Have you ever experienced that embarrassing, head-scratching moment when you realize you’ve been flying without a current flight review? It’s a good idea to include a quick check to ensure you are current and legal as a normal part of your preflight preparation. Although a private pilot certificate never expires, there are a few basic currency items that can be easily forgotten — and they can make it technically illegal for you to fly. Among other things (day/night takeoffs and landings, instrument approaches, etc.), the flight review is one of those FAA currency requirements that can be easily overlooked. To read about these requirements, refer to FAR Part 61.56 regarding the flight review, and FAR Part 61.57 regarding other pilot currency requirements.
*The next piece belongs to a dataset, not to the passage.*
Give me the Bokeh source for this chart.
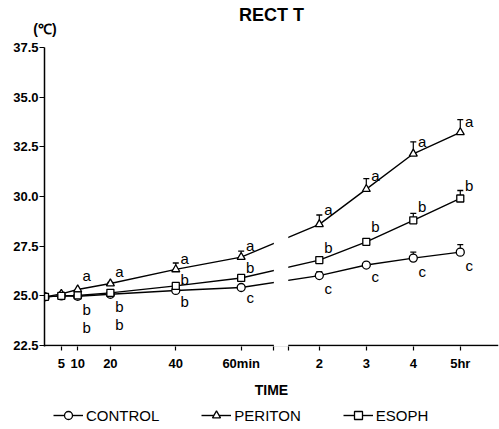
from bokeh.plotting import figure
from bokeh.layouts import column
from bokeh.models import (Range1d, FixedTicker, Legend, LegendItem, NumeralTickFormatter,
                          LinearAxis)
from bokeh.embed import file_html
from bokeh.resources import INLINE
from bokeh.core.properties import value

# ---------------- data ----------------
minutes = [0, 5, 10, 20, 40, 60]
hours = [2, 3, 4, 5]
minute_labels = ["5", "10", "20", "40", "60min"]
hour_labels = ["2", "3", "4", "5hr"]

control = [24.95, 25.0, 24.98, 25.08, 25.27, 25.42, 26.02, 26.55, 26.9, 27.2]
periton = [24.95, 25.1, 25.32, 25.62, 26.33, 26.95, 28.6, 30.37, 32.15, 33.23]
esoph = [24.95, 25.0, 25.02, 25.15, 25.5, 25.9, 26.8, 27.72, 28.8, 29.9]
control_err = [0, 0, 0, 0, 0, 0, 0.2, 0, 0.3, 0.38]
periton_err = [0, 0, 0, 0.05, 0.32, 0.3, 0.47, 0.53, 0.6, 0.64]
esoph_err = [0, 0, 0, 0, 0, 0, 0, 0.1, 0.35, 0.4]

# significance letters (top to bottom) per time point
letter_minutes = [10, 20, 40, 60]
letter_hours = [2, 3, 4, 5]
letters = [["a", "b", "b"], ["a", "b", "b"], ["a", "b", "b"], ["a", "b", "c"],
           ["a", "b", "c"], ["a", "b", "c"], ["a", "b", "c"], ["a", "b", "c"]]
letter_y = [[26.0, 24.3, 23.4], [26.25, 24.45, 23.55], [26.9, 25.8, 24.73], [27.53, 26.45, 24.92],
            [29.35, 27.45, 25.35], [31.05, 28.5, 25.95], [32.75, 29.5, 26.25], [33.8, 30.55, 26.55]]

y_ticks = [22.5, 25.0, 27.5, 30.0, 32.5, 35.0, 37.5]

# ---------------- broken time scale ----------------
HOUR_ORIGIN = 55.16   # axis unit of hour 0 on the right-hand segment
HOUR_SCALE = 14.37    # axis units per hour on the right-hand segment
BREAK_LEFT, BREAK_RIGHT = 70.0, 74.4


def hpos(h):
    return HOUR_ORIGIN + HOUR_SCALE * h


xs = [float(m) for m in minutes] + [hpos(h) for h in hours]

FONT = value("Liberation Sans")

p = figure(width=499, height=400, output_backend="svg", toolbar_location=None,
           x_range=Range1d(-0.15, 138.7), y_range=Range1d(22.45, 37.5),
           min_border_left=44, min_border_right=1, min_border_top=47, min_border_bottom=52)
p.outline_line_color = None
p.grid.visible = False
p.background_fill_color = "white"
p.border_fill_color = "white"

# y axis
p.yaxis.ticker = FixedTicker(ticks=y_ticks)
p.yaxis.formatter = NumeralTickFormatter(format="0.0")
p.yaxis.major_tick_in = 0
p.yaxis.major_tick_out = 5
p.yaxis.minor_tick_line_color = None
p.yaxis.axis_line_width = 1.5
p.yaxis.major_label_text_font = "Liberation Sans"
p.yaxis.major_label_text_font_style = "bold"
p.yaxis.major_label_text_font_size = "13px"
p.yaxis.major_label_text_color = "black"
p.yaxis.major_label_standoff = 1
p.yaxis.axis_line_color = "black"

# x axis (line drawn manually so that it can be broken)
x_ticks = [float(m) for m in minutes[1:]] + [hpos(h) for h in hours] + [BREAK_LEFT, BREAK_RIGHT]
overrides = {}
for t, lab in zip([float(m) for m in minutes[1:]], minute_labels):
    overrides[t] = lab
for h, lab in zip(hours, hour_labels):
    overrides[hpos(h)] = lab
overrides[BREAK_LEFT] = ""
overrides[BREAK_RIGHT] = ""
p.xaxis.ticker = FixedTicker(ticks=x_ticks)
p.xaxis.major_label_overrides = overrides
p.xaxis.axis_line_color = None
p.xaxis.major_tick_in = 0
p.xaxis.major_tick_out = 4
p.xaxis.major_tick_line_width = 1.2
p.xaxis.minor_tick_line_color = None
p.xaxis.major_label_text_font = "Liberation Sans"
p.xaxis.major_label_text_font_style = "bold"
p.xaxis.major_label_text_font_size = "13px"
p.xaxis.major_label_text_color = "black"
p.xaxis.major_label_standoff = 5
p.xaxis.axis_label = "TIME"
p.xaxis.axis_label_text_font = "Liberation Sans"
p.xaxis.axis_label_text_font_style = "bold"
p.xaxis.axis_label_text_font_size = "14px"
p.xaxis.axis_label_text_color = "black"
p.xaxis.axis_label_standoff = 8

# top axis: carries the unit "(℃)" at the origin and the title "RECT T"
top = LinearAxis(ticker=FixedTicker(ticks=[0.0]), major_label_overrides={0.0: "(℃)"},
                 axis_line_color=None, major_tick_line_color=None, minor_tick_line_color=None,
                 major_tick_in=0, major_tick_out=0, major_label_standoff=11,
                 major_label_text_align="right",
                 major_label_text_font="Liberation Sans", major_label_text_font_style="bold",
                 major_label_text_font_size="14px", major_label_text_color="black",
                 axis_label="RECT T", axis_label_standoff=-7,
                 axis_label_text_font="Liberation Sans", axis_label_text_font_style="bold",
                 axis_label_text_font_size="18px", axis_label_text_color="black")
p.add_layout(top, "above")

p.segment(x0=[-0.15], y0=[y_ticks[0]], x1=[138.7], y1=[y_ticks[0]], line_color="black", line_width=1.5)

# series
series = [("CONTROL", control, control_err, "circle", 8),
          ("PERITON", periton, periton_err, "triangle", 8),
          ("ESOPH", esoph, esoph_err, "square", 7)]

for name, vals, errs, marker, size in series:
    p.line(xs, vals, line_color="black", line_width=1.4)

# break in the lines and in the axis
p.quad(left=[BREAK_LEFT], right=[BREAK_RIGHT], bottom=[22.45], top=[37.5],
       fill_color="white", line_color=None)

for name, vals, errs, marker, size in series:
    ex = [x for x, e in zip(xs, errs) if e > 0]
    ey0 = [v for v, e in zip(vals, errs) if e > 0]
    ey1 = [v + e for v, e in zip(vals, errs) if e > 0]
    p.segment(x0=ex, y0=ey0, x1=ex, y1=ey1, line_color="black", line_width=1.2)
    p.scatter(ex, ey1, marker="dash", size=6, line_color="black", line_width=1.4)
    p.scatter(xs, vals, marker=marker, size=size, fill_color="white",
              line_color="black", line_width=1.3)

# significance letters
lx, ly, lt = [], [], []
lpos = [float(m) for m in letter_minutes] + [hpos(h) for h in letter_hours]
for x, col_txt, col_y in zip(lpos, letters, letter_y):
    for t, y in zip(col_txt, col_y):
        lx.append(x)
        ly.append(y)
        lt.append(t)
p.text(lx, ly, text=lt, x_offset=9, text_align="center", text_baseline="middle",
       text_font=FONT, text_font_size="15px", text_color="black")

# legend strip (its renderers hold the series data, which lies outside this strip's ranges)
lg = figure(width=499, height=29, output_backend="svg", toolbar_location=None,
            x_range=Range1d(0, 1), y_range=Range1d(0, 1),
            min_border_left=0, min_border_right=0, min_border_top=0, min_border_bottom=0)
lg.axis.visible = False
lg.grid.visible = False
lg.outline_line_color = None
items = []
for name, vals, errs, marker, size in series:
    r1 = lg.line(xs, vals, line_color="black", line_width=1.4)
    r2 = lg.scatter(xs, vals, marker=marker, size=size, fill_color="white",
                    line_color="black", line_width=1.3)
    items.append(LegendItem(label=name, renderers=[r1, r2]))
legend = Legend(items=items, orientation="horizontal", location=(9, 4),
                glyph_width=30, glyph_height=20, label_standoff=3, spacing=42,
                padding=0, margin=0, border_line_color=None, background_fill_alpha=0,
                label_text_font="Liberation Sans", label_text_font_size="15px",
                label_text_color="black")
lg.add_layout(legend)

open("out.html", "w").write(file_html(column(p, lg, spacing=0), INLINE))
Although there are multiple currency items to monitor, I’d like to take a moment to focus on the FAA’s requirement for every pilot to complete a flight review every 24 calendar months. Let’s say I just obtained my private pilot certificate on 6/1/2012. This means I will need to complete a flight review with a flight instructor by the end of June 2014. There are a few things that can alter this requirement, however. For example, if I completed my private pilot training on 6/1/2012 and then completed my instrument rating on 9/30/2013, my flight review expiration date would be reset to 24 months later, on 9/30/2015. So, can you guess where I’m going with this? Yes, go ahead and upgrade your pilot skills by achieving your instrument rating, and in so doing, reset your flight review expiration date.
For those of you who are already private pilots or better, you will soon notice a slight adjustment to ouronline flight-scheduling system. It will ask for your flight review information. If you are in need of a flight review, the Flight Schedule Pro system will provide you with a warning that your flight review is outdated or past due. We hope this will help reduce the chance of you ever experiencing that embarrassing moment.
If you decide to complete a normal flight review rather than upgrade your pilot certificate, why not learn something new while you’re at it? This might be your perfect excuse to get behind the controls of our new Diamond Star DA40. The FAA simply requires that you receive at least one hour of ground instruction covering current regulations, and at least one hour of flight instruction. Once your instructor is satisfied with your knowledge and performance, he or she will provide you with a logbook endorsement that will reset your flight review expiration date.